Hilary Blake continues her summer series on completely impractical ways to change the world. Because there are so many good people and organisations talking about practical solutions to the world’s problems. Just for a change, let’s give ourselves permission to think smaller, simpler, and less practically.
I love to sing. It’s physical, cooperative, creative, expressive. Too much of our lives are virtual, individualistic, repetitive, repressing our emotions, and that plays out in harm to ourselves, those around us and the earth.
I need to sing – I’d happily have a church service without a sermon or spoken prayers, but I struggle with a service without singing (and I’m a preacher!)
Songs brings us together.
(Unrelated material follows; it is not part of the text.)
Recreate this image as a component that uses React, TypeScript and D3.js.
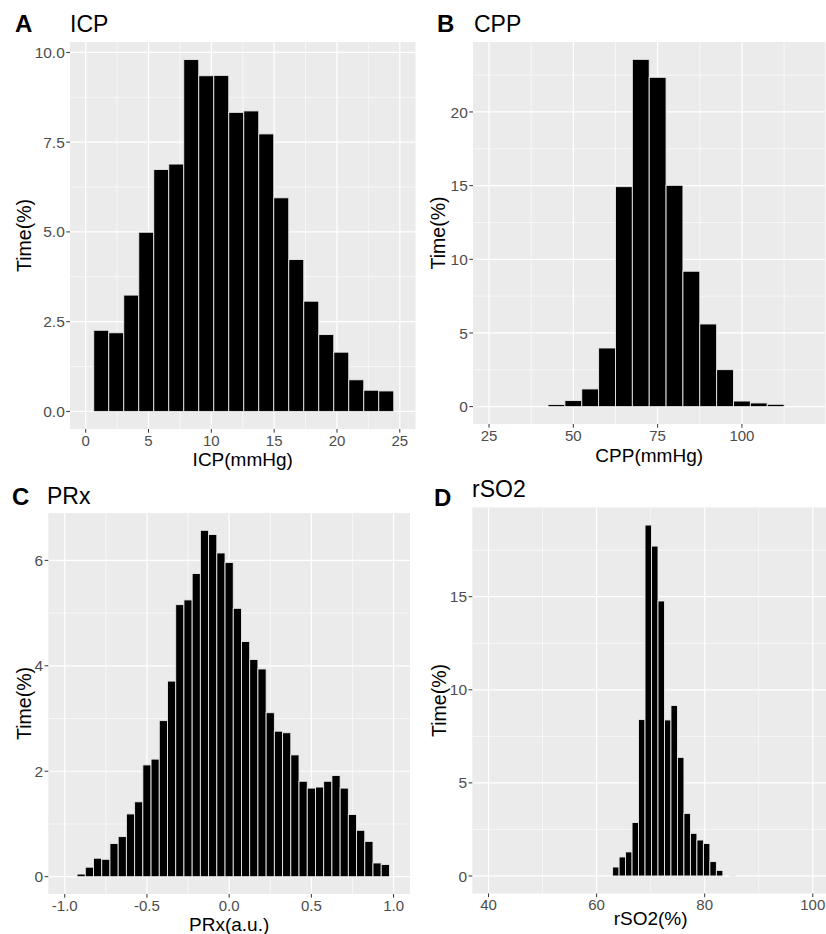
import React from 'react';
import * as d3 from 'd3';

// ---------- DATA ----------
// Panel A: ICP
const icpValues = [2.26, 2.19, 3.24, 4.99, 6.74, 6.89, 9.8, 9.35, 9.36, 8.33, 8.37, 7.73, 5.95, 4.23, 3.07, 2.14, 1.65, 0.88, 0.59, 0.57];
const icpBinStart = 0.64;
const icpBinWidth = 1.194;
const icpXTicks = [0, 5, 10, 15, 20, 25];
const icpYTicks = [0, 2.5, 5, 7.5, 10];

// Panel B: CPP
const cppValues = [0.14, 0.41, 1.2, 3.98, 14.93, 23.57, 22.35, 15.02, 9.19, 5.61, 2.51, 0.38, 0.25, 0.16];
const cppBinStart = 42.5;
const cppBinWidth = 5;
const cppXTicks = [25, 50, 75, 100];
const cppYTicks = [0, 5, 10, 15, 20];

// Panel C: PRx
const prxValues = [0.05, 0.18, 0.35, 0.33, 0.63, 0.76, 1.19, 1.42, 2.12, 2.23, 2.96, 3.71, 5.16, 5.25, 5.75, 6.57, 6.49, 6.14, 5.96, 5.09,
  4.46, 4.12, 3.94, 3.11, 2.76, 2.73, 2.31, 1.81, 1.68, 1.7, 1.81, 1.92, 1.68, 1.18, 0.88, 0.67, 0.26, 0.23];
const prxBinStart = -0.925;
const prxBinWidth = 0.05;
const prxXTicks = [-1, -0.5, 0, 0.5, 1];
const prxYTicks = [0, 2, 4, 6];

// Panel D: rSO2
const rso2Values = [0.48, 1.02, 1.29, 2.87, 8.4, 18.85, 17.72, 14.77, 8.38, 9.16, 6.37, 3.36, 2.29, 1.93, 1.74, 0.77, 0.3, 0, 0.04];
const rso2BinStart = 62.96;
const rso2BinWidth = 1.2;
const rso2XTicks = [40, 60, 80, 100];
const rso2YTicks = [0, 5, 10, 15];

const FONT = "'Liberation Sans', Arial, Helvetica, sans-serif";

type PanelProps = {
  id: string;
  rect: { left: number; top: number; right: number; bottom: number };
  xLimits: [number, number];
  values: number[];
  binStart: number;
  binWidth: number;
  xTicks: number[];
  yTicks: number[];
  xFmt: (v: number) => string;
  yFmt: (v: number) => string;
  letter: string;
  letterPos: [number, number];
  title: string;
  titlePos: [number, number];
  xTitle: string;
  xTitleY: number;
  yTitleX: number;
};

function Panel(p: PanelProps) {
  const { left, top, right, bottom } = p.rect;
  const [x0, x1] = p.xLimits;
  const xr = x1 - x0;
  const x = d3.scaleLinear().domain([x0 - 0.05 * xr, x1 + 0.05 * xr]).range([left, right]);
  const maxV = d3.max(p.values) as number;
  const y = d3.scaleLinear().domain([-0.05 * maxV, 1.05 * maxV]).range([bottom, top]);

  const xStep = p.xTicks[1] - p.xTicks[0];
  const yStep = p.yTicks[1] - p.yTicks[0];
  const xMinor: number[] = [];
  for (let i = -1; i < p.xTicks.length + 1; i++) xMinor.push(p.xTicks[0] + (i + 0.5) * xStep);
  const yMinor: number[] = [];
  for (let i = -1; i < p.yTicks.length + 1; i++) yMinor.push(p.yTicks[0] + (i + 0.5) * yStep);

  const clipId = 'clip-' + p.id;
  const tickLen = 3.7;

  return (
    <g>
      <defs>
        <clipPath id={clipId}>
          <rect x={left} y={top} width={right - left} height={bottom - top} />
        </clipPath>
      </defs>
      <rect x={left} y={top} width={right - left} height={bottom - top} fill="#ebebeb" />
      <g clipPath={`url(#${clipId})`}>
        {yMinor.map((v, i) => (
          <line key={'ym' + i} x1={left} x2={right} y1={y(v)} y2={y(v)} stroke="#fff" strokeWidth={0.6} />
        ))}
        {xMinor.map((v, i) => (
          <line key={'xm' + i} y1={top} y2={bottom} x1={x(v)} x2={x(v)} stroke="#fff" strokeWidth={0.6} />
        ))}
        {p.yTicks.map((v, i) => (
          <line key={'yM' + i} x1={left} x2={right} y1={y(v)} y2={y(v)} stroke="#fff" strokeWidth={1.2} />
        ))}
        {p.xTicks.map((v, i) => (
          <line key={'xM' + i} y1={top} y2={bottom} x1={x(v)} x2={x(v)} stroke="#fff" strokeWidth={1.2} />
        ))}
        {p.values.map((v, i) => {
          if (v <= 0) return null;
          const a = p.binStart + i * p.binWidth;
          const b = a + p.binWidth;
          return (
            <rect
              key={'b' + i}
              x={x(a)}
              y={y(v)}
              width={x(b) - x(a)}
              height={y(0) - y(v)}
              fill="#000"
              stroke="#e8e8e8"
              strokeWidth={0.9}
            />
          );
        })}
      </g>
      {p.yTicks.map((v, i) => (
        <g key={'yt' + i}>
          <line x1={left - tickLen} x2={left} y1={y(v)} y2={y(v)} stroke="#333" strokeWidth={1} />
          <text x={left - tickLen - 1.5} y={y(v)} dy="0.36em" textAnchor="end" fontSize={15.5} fill="#4d4d4d" fontFamily={FONT}>
            {p.yFmt(v)}
          </text>
        </g>
      ))}
      {p.xTicks.map((v, i) => (
        <g key={'xt' + i}>
          <line x1={x(v)} x2={x(v)} y1={bottom} y2={bottom + tickLen} stroke="#333" strokeWidth={1} />
          <text x={x(v)} y={bottom + 16.5} textAnchor="middle" fontSize={15} fill="#4d4d4d" fontFamily={FONT}>
            {p.xFmt(v)}
          </text>
        </g>
      ))}
      <text x={(left + right) / 2} y={p.xTitleY} textAnchor="middle" fontSize={19} fill="#000" fontFamily={FONT}>
        {p.xTitle}
      </text>
      <text
        transform={`translate(${p.yTitleX},${(top + bottom) / 2}) rotate(-90)`}
        textAnchor="middle"
        dy="0.35em"
        fontSize={19.5}
        fill="#000"
        fontFamily={FONT}
      >
        Time(%)
      </text>
      <text x={p.letterPos[0]} y={p.letterPos[1]} fontSize={24} fontWeight="bold" fill="#000" fontFamily={FONT}>
        {p.letter}
      </text>
      <text x={p.titlePos[0]} y={p.titlePos[1]} fontSize={23} fill="#000" fontFamily={FONT}>
        {p.title}
      </text>
    </g>
  );
}

export default function App() {
  const f1 = (v: number) => v.toFixed(1);
  const f0 = (v: number) => String(v);
  return (
    <svg
      width={826}
      height={934}
      viewBox="0 0 826 934"
      style={{ position: 'absolute', left: 0, top: 0, background: '#fff' }}
    >
      <rect x={0} y={0} width={826} height={934} fill="#fff" />
      <Panel
        id="a"
        rect={{ left: 70, top: 42, right: 415.5, bottom: 429 }}
        xLimits={[0, 25]}
        values={icpValues}
        binStart={icpBinStart}
        binWidth={icpBinWidth}
        xTicks={icpXTicks}
        yTicks={icpYTicks}
        xFmt={f0}
        yFmt={f1}
        letter="A"
        letterPos={[15, 32]}
        title="ICP"
        titlePos={[70, 32]}
        xTitle="ICP(mmHg)"
        xTitleY={466}
        yTitleX={24.5}
      />
      <Panel
        id="b"
        rect={{ left: 473, top: 42, right: 825.4, bottom: 424 }}
        xLimits={[25, 120]}
        values={cppValues}
        binStart={cppBinStart}
        binWidth={cppBinWidth}
        xTicks={cppXTicks}
        yTicks={cppYTicks}
        xFmt={f0}
        yFmt={f0}
        letter="B"
        letterPos={[437, 32]}
        title="CPP"
        titlePos={[474, 32]}
        xTitle="CPP(mmHg)"
        xTitleY={462}
        yTitleX={438.5}
      />
      <Panel
        id="c"
        rect={{ left: 48.3, top: 513, right: 410, bottom: 894 }}
        xLimits={[-1, 1]}
        values={prxValues}
        binStart={prxBinStart}
        binWidth={prxBinWidth}
        xTicks={prxXTicks}
        yTicks={prxYTicks}
        xFmt={f1}
        yFmt={f0}
        letter="C"
        letterPos={[12, 505]}
        title="PRx"
        titlePos={[47, 504]}
        xTitle="PRx(a.u.)"
        xTitleY={930.5}
        yTitleX={24}
      />
      <Panel
        id="d"
        rect={{ left: 472.3, top: 507.5, right: 829, bottom: 893.5 }}
        xLimits={[40, 100]}
        values={rso2Values}
        binStart={rso2BinStart}
        binWidth={rso2BinWidth}
        xTicks={rso2XTicks}
        yTicks={rso2YTicks}
        xFmt={f0}
        yFmt={f0}
        letter="D"
        letterPos={[434, 506]}
        title="rSO2"
        titlePos={[472, 497]}
        xTitle="rSO2(%)"
        xTitleY={925}
        yTitleX={439}
      />
    </svg>
  );
}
They always have, from sailor’s shanties to football chants. They give us identity and shared purpose. They keep us going on the journey, sometimes literally, such as the ‘song of ascents’ in the psalms.
Songs can empower. Slaves were banned from holding their own religious gatherings, but reclaimed their faith together through singing. Many an oppressive power has been subverted in song, from nursery rhymes to union songs. Music can break down divides, as we see in the jazz or punk musicians who played music together across racial divisions. All through history, song has been part of bringing about political change.
Or take that story in the book of Acts: Paul and Silas sang in prison, and there was an earthquake and a mass prison escape!
I realise that not everyone likes to sing, for a variety of reasons. Some people reading this might be cringing just at the thought of singing, especially with others. Maybe for you there’s something else that fulfils a similar function – dance, sport, drama, slam poetry, or a walking group (tell us about it in the comments!)
The important thing is to recognise the power of simple acts that are physical, cooperative, creative and expressive.